§ Task to carry out
Examine the records and identify each line that includes the string "matches". Copy those lines.

§ Data supplied
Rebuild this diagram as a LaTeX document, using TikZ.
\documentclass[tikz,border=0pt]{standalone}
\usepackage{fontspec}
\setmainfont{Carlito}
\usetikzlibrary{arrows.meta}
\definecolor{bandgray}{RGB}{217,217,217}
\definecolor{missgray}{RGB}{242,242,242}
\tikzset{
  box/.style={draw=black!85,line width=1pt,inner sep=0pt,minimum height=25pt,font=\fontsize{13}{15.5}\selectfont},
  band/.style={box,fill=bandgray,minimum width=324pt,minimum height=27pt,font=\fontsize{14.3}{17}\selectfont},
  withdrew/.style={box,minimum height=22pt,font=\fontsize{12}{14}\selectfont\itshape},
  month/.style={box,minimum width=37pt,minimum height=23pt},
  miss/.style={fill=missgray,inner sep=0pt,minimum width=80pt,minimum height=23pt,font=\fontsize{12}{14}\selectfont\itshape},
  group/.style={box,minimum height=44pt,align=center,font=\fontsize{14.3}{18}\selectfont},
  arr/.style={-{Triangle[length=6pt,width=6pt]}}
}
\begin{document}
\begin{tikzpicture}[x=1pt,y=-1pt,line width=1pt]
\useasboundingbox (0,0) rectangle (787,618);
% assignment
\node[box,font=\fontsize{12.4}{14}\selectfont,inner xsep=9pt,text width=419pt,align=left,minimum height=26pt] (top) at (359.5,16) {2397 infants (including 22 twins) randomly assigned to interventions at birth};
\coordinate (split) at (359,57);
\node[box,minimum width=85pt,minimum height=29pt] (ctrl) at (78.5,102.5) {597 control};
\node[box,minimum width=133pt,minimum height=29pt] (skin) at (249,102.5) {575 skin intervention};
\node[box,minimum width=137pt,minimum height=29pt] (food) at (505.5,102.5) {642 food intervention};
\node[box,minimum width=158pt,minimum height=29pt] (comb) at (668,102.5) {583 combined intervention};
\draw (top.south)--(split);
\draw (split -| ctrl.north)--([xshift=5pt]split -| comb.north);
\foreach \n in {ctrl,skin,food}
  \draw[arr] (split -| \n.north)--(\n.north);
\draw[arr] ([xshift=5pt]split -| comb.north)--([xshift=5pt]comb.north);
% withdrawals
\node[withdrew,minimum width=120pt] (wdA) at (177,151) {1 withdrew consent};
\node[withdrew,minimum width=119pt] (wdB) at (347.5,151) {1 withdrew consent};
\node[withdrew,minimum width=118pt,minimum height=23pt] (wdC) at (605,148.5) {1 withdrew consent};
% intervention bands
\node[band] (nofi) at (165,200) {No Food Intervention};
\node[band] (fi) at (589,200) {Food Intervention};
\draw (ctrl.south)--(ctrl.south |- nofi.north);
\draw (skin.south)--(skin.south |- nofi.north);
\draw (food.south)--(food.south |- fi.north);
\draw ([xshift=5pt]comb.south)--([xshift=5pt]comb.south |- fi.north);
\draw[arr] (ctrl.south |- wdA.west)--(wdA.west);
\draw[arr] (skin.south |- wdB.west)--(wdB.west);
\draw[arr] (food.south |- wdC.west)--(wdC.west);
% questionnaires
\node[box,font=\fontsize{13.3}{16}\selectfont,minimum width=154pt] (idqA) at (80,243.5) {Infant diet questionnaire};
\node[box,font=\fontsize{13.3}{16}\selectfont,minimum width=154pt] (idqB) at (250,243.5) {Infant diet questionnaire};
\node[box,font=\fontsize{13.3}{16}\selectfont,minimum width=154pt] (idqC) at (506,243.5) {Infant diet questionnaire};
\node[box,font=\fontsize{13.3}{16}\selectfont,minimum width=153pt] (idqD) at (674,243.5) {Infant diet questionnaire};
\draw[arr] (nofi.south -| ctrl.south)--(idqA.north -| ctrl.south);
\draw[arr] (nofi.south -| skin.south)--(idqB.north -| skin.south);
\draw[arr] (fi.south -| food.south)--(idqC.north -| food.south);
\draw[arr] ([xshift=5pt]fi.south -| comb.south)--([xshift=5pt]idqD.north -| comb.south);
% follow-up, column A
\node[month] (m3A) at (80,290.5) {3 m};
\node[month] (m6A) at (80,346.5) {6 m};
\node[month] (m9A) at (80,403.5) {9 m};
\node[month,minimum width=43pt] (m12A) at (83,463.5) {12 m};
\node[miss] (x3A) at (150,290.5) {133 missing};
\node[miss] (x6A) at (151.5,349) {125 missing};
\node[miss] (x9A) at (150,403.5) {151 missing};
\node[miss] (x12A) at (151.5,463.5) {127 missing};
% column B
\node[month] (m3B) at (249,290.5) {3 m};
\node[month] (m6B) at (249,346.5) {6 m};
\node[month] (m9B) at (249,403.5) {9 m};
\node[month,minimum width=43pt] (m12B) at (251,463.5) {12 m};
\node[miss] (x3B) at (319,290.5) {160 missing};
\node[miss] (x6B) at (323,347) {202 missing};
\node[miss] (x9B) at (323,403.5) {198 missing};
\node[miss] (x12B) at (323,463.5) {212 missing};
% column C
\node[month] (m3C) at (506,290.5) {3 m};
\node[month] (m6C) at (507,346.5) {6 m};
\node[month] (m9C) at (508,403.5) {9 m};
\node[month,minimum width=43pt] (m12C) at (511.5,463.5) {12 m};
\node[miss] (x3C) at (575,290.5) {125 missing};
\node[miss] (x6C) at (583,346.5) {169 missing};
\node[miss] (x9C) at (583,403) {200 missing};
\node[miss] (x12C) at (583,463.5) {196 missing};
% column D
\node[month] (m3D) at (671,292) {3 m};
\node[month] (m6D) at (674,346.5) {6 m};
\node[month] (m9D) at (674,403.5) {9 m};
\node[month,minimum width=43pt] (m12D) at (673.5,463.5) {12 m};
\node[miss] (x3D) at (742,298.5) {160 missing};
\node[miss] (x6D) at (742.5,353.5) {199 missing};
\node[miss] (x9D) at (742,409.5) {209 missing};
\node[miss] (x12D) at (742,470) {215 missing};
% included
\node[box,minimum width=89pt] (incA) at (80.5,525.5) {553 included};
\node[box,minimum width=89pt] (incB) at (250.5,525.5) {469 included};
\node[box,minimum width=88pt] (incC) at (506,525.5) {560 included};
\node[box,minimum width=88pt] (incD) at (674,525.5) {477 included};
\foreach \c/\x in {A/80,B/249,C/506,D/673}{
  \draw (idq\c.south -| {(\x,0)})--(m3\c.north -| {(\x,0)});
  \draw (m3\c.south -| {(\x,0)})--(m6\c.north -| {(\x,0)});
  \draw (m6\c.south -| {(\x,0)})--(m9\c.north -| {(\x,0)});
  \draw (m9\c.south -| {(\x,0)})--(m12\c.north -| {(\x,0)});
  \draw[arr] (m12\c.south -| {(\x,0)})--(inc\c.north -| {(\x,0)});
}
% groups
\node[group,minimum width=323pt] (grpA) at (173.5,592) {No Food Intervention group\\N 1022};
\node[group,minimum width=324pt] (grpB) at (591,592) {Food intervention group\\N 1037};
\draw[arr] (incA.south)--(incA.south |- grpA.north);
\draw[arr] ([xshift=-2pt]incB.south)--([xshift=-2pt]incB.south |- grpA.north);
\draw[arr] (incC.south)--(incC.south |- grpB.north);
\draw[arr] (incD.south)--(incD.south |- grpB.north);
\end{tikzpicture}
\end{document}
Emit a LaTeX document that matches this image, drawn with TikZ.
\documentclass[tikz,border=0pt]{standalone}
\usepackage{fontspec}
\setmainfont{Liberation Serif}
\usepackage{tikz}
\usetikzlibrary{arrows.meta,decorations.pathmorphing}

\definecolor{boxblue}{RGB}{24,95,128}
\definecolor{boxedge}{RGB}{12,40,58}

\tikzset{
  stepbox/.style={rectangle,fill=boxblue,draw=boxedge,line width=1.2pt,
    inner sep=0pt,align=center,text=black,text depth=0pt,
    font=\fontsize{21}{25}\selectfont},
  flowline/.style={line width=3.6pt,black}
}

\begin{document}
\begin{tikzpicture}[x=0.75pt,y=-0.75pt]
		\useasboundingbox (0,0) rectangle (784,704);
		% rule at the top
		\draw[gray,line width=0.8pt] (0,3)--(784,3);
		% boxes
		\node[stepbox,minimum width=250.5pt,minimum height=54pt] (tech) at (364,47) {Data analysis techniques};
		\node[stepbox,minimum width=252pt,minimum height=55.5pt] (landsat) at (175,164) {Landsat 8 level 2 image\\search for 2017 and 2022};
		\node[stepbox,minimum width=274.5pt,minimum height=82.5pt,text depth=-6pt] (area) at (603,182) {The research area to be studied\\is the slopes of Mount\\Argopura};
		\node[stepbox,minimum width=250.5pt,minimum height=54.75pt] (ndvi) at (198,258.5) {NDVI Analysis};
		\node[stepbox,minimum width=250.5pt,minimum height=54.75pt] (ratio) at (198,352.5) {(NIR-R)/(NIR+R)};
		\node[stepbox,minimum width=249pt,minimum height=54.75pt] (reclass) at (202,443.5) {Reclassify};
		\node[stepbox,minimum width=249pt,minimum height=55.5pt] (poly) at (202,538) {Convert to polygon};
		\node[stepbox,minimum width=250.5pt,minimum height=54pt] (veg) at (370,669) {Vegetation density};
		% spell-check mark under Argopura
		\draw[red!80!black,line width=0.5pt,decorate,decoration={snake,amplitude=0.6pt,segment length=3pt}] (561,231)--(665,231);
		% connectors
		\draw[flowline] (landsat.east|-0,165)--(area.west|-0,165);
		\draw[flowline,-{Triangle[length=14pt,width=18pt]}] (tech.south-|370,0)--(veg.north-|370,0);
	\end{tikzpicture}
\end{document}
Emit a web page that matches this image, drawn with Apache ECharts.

§ Written answer
Emit a LaTeX document that matches this image, drawn with TikZ.
Emit a web page that matches this image, drawn with Apache ECharts.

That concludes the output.